Typical Roast Time Ranges¶
Total roast time varies with roaster type, batch size, target roast level, and profile philosophy:
| Roast context | Typical total roast time |
|---|---|
| Small-batch specialty filter (5–15 kg drum) | 8–12 minutes |
| Commercial specialty (15–30 kg drum) | 9–14 minutes |
| Traditional longer profiles | 12–16 minutes |
| Fast/high-heat profiles (some specialty contexts) | 7–10 minutes |
| Very dark commercial roasting | 12–18 minutes |
| Sample roasting (Probat Sample, Ikawa) | 5–10 minutes |
| Home roasting (popcorn popper, Fresh Roast) | 4–8 minutes |
These ranges are approximate; the appropriate total roast time for a specific roaster, batch size, and green coffee is best established through systematic profile development and cupping rather than by matching a published number.

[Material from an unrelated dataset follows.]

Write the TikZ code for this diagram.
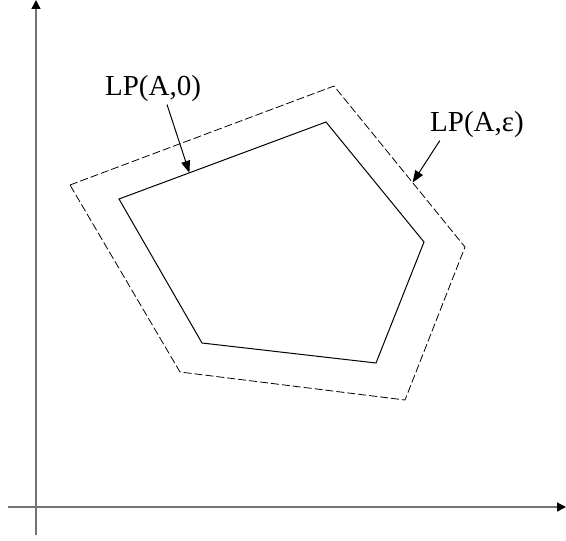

Relationship Between Total Roast Time and Development Time Ratio¶
Total roast time and DTR interact to define the development phase duration:
Development phase time = Total roast time × (DTR / 100)
For example: - 10-minute total roast time, DTR 20% → 2 minutes development - 12-minute total roast time, DTR 18% → 2.16 minutes development
Two roasts with the same DTR but different total roast times have different development phase durations. A longer total roast time with the same DTR means more absolute time in each phase — including more time in the browning phase, which produces more Maillard reaction products.

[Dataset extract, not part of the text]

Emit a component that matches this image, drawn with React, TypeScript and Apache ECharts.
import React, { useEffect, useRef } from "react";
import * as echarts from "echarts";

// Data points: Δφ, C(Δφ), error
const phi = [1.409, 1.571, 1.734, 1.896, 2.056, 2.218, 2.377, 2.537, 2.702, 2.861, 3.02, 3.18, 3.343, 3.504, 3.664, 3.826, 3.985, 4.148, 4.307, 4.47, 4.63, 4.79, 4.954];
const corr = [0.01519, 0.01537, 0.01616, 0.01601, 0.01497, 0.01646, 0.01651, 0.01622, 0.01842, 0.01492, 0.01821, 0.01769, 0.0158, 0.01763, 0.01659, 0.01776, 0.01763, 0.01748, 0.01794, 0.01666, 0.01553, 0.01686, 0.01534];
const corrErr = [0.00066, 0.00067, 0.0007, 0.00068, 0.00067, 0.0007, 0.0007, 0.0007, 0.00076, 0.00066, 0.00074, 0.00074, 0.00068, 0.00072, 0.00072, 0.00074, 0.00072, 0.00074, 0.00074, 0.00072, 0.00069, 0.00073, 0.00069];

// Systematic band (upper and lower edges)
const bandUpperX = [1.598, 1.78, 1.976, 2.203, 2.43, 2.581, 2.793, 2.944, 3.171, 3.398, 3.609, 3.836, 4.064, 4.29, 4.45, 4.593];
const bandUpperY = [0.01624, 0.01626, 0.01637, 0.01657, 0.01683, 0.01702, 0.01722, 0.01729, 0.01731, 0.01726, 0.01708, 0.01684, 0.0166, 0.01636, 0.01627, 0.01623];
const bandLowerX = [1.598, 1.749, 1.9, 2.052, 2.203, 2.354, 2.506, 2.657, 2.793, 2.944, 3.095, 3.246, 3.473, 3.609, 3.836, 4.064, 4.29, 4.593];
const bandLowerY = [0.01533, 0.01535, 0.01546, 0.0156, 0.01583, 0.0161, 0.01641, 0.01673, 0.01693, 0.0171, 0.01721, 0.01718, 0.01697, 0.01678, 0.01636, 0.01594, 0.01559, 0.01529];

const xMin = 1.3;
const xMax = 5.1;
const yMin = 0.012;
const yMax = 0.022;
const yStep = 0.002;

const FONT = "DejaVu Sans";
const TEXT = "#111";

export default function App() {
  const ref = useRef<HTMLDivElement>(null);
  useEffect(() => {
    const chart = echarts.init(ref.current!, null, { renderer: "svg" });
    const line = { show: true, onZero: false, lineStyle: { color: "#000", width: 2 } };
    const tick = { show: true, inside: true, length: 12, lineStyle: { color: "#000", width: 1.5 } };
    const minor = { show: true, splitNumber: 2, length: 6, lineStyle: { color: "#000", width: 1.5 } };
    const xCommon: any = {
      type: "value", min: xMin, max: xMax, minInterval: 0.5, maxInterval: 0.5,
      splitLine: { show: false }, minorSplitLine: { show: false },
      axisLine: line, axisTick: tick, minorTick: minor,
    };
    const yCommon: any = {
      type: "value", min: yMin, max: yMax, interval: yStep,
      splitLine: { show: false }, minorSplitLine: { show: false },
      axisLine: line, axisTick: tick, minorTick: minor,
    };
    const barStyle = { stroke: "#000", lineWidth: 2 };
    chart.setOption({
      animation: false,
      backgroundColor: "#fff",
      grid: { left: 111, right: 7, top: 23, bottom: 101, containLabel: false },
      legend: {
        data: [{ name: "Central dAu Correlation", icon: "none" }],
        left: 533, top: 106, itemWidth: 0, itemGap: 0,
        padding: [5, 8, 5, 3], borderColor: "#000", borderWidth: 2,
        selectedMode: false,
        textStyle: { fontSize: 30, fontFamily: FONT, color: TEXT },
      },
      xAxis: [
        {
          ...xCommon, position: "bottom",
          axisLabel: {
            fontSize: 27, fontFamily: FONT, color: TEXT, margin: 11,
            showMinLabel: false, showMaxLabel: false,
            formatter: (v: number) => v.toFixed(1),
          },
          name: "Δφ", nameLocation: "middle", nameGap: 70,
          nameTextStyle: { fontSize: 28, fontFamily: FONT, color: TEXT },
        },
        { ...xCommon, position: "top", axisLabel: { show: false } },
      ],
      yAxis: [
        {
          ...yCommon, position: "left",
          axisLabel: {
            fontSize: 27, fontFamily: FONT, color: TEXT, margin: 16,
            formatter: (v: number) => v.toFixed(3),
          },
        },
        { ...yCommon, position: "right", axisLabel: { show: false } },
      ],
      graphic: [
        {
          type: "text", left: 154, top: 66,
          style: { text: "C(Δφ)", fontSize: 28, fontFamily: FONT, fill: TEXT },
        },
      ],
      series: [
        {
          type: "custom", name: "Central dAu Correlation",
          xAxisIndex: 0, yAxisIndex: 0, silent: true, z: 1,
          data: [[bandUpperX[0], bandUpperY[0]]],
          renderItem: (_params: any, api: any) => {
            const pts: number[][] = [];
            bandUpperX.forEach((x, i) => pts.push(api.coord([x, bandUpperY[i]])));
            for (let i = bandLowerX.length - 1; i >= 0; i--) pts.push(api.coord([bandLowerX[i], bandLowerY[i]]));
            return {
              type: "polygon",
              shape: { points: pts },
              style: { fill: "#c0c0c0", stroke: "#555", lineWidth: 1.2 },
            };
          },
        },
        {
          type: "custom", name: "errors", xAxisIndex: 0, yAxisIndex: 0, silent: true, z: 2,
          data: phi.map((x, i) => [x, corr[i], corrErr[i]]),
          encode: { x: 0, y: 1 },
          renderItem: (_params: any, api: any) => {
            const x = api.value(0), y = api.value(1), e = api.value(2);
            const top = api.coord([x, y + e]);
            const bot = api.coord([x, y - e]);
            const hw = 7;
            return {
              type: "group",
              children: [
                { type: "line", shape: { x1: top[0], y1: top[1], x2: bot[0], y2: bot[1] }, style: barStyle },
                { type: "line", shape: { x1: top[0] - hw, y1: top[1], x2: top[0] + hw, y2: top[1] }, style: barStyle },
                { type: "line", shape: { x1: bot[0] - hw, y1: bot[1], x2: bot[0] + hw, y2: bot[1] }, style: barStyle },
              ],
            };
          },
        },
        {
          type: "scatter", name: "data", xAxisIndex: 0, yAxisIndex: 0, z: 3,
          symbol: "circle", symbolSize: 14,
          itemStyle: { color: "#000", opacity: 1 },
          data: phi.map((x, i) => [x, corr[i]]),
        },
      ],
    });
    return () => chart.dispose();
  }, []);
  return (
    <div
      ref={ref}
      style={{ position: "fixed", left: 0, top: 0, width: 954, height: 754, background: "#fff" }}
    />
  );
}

Total Roast Time and Baking¶
Excessively long total roast times, particularly when the RoR has stalled or become flat through the browning or development phase, produce baked roast character:
- Signs of baking in the profile: Flat RoR through browning; long first-crack-to-drop interval with low RoR; total roast time significantly exceeding the expected range for the roaster and batch size
- Signs of baking in the cup: Flat, bread-like, lacking sweetness and brightness; distinct from underdevelopment (which is sharp and harsh rather than flat)
The risk of baking increases when a roaster attempts to achieve a light roast level by running a long, low-heat profile rather than a short, moderate-heat profile. Light roast levels are best achieved by using moderate energy and dropping at the appropriate bean probe temperature — not by extending the roast duration with reduced heat.
Total Roast Time and Rushed Profiles¶
Very short total roast times — often pursued in some high-heat specialty roasting approaches — can produce: - Insufficient drying phase, leading to under-moisture removal and steaming/flat development - Compressed browning phase, limiting Maillard reaction accumulation - An intense, brighter, more acidic cup that may be appealing for some origins but harsh for others
Whether a short profile is appropriate depends on the origin, density, and the flavour target; it is not universally better or worse than a longer profile.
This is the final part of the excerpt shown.